• _What is being asked_
Using the data below, gather each line that includes the word "React".

--------------------------------------------------

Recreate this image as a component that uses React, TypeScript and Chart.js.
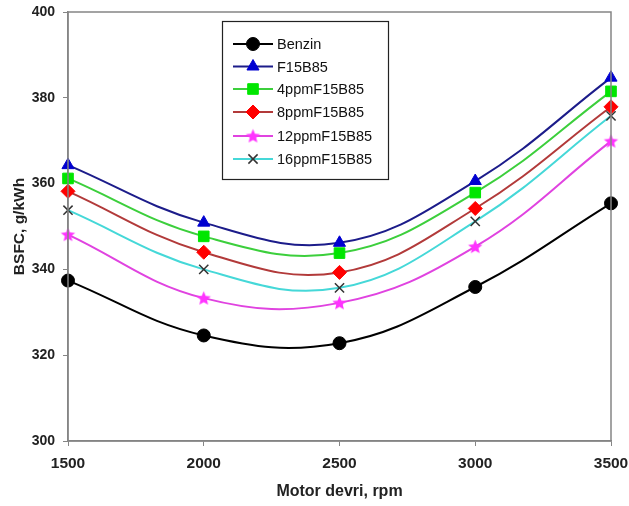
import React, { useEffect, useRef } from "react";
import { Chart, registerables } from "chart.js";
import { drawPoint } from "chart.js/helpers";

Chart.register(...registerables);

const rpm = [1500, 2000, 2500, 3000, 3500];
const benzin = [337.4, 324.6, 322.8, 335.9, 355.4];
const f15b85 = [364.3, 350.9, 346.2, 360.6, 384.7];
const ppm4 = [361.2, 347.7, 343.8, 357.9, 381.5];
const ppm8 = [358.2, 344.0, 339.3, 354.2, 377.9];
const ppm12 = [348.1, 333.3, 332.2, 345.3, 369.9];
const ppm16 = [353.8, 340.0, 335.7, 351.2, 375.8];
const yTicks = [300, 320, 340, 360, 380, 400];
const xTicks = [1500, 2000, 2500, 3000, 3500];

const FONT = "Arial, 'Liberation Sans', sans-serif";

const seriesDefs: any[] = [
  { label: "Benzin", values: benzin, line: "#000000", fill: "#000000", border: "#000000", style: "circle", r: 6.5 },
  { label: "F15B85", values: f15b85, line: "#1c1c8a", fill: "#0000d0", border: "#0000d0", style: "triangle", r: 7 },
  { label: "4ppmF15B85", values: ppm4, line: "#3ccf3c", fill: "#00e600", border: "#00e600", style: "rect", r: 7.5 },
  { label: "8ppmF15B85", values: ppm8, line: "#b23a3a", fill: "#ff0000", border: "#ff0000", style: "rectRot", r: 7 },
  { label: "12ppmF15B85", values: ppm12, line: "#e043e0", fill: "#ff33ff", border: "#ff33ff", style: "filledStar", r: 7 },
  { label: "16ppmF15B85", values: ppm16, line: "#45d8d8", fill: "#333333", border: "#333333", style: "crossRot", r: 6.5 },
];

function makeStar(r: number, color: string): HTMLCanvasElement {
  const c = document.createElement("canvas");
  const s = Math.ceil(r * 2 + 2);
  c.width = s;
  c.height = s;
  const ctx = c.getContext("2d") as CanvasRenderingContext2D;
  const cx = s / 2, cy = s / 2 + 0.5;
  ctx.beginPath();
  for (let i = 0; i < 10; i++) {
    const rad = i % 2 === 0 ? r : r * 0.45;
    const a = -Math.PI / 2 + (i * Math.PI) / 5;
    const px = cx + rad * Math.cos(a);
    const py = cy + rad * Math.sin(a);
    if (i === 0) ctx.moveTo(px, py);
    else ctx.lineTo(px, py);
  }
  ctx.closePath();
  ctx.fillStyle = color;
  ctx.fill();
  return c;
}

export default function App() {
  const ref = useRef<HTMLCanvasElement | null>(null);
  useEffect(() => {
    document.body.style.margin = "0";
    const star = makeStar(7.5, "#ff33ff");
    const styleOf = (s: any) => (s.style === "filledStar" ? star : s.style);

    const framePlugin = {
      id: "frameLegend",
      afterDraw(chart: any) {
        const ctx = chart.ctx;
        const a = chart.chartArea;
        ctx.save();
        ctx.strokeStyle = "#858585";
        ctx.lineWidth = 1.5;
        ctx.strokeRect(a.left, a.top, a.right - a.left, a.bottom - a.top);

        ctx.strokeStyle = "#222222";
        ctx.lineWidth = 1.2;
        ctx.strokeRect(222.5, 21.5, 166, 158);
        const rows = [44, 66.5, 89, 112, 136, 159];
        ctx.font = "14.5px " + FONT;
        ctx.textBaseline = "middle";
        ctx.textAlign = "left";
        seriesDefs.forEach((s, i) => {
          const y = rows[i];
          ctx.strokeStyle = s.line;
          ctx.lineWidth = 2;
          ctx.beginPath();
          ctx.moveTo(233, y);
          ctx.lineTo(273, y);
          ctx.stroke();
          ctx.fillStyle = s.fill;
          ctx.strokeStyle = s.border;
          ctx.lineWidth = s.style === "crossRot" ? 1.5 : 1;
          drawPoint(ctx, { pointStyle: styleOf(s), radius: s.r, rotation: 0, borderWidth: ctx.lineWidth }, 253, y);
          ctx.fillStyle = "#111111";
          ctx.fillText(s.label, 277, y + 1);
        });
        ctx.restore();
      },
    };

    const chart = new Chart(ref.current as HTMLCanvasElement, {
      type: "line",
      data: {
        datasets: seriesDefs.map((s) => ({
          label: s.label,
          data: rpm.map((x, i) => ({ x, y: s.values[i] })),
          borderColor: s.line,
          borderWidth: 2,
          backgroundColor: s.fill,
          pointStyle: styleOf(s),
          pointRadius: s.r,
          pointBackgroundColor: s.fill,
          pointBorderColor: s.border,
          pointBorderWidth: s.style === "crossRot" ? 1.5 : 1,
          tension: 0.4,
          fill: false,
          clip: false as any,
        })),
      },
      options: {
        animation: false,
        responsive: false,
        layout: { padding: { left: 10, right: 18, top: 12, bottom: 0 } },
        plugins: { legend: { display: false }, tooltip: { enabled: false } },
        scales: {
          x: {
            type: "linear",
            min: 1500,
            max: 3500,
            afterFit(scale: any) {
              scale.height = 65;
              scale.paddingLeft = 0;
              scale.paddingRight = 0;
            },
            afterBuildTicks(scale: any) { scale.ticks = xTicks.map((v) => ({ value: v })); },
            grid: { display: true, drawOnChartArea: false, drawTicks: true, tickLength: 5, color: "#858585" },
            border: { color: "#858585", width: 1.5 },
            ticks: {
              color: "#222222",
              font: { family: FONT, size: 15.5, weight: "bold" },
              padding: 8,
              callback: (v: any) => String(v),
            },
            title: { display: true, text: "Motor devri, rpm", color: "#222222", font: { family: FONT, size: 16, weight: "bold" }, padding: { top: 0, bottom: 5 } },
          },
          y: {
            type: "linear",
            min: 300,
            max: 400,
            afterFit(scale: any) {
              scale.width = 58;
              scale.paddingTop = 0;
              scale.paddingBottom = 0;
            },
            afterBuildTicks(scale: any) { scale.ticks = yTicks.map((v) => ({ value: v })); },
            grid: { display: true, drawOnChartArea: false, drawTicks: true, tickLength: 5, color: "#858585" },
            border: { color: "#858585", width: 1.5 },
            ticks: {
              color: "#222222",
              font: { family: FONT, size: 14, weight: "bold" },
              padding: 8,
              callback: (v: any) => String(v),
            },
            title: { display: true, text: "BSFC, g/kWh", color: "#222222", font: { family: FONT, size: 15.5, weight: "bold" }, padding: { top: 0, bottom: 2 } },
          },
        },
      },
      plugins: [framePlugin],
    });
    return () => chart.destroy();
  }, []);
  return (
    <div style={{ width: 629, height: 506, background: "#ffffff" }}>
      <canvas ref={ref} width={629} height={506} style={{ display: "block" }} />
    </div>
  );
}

--------------------------------------------------

• _Result below_
Recreate this image as a component that uses React, TypeScript and Chart.js.
import React, { useEffect, useRef } from "react";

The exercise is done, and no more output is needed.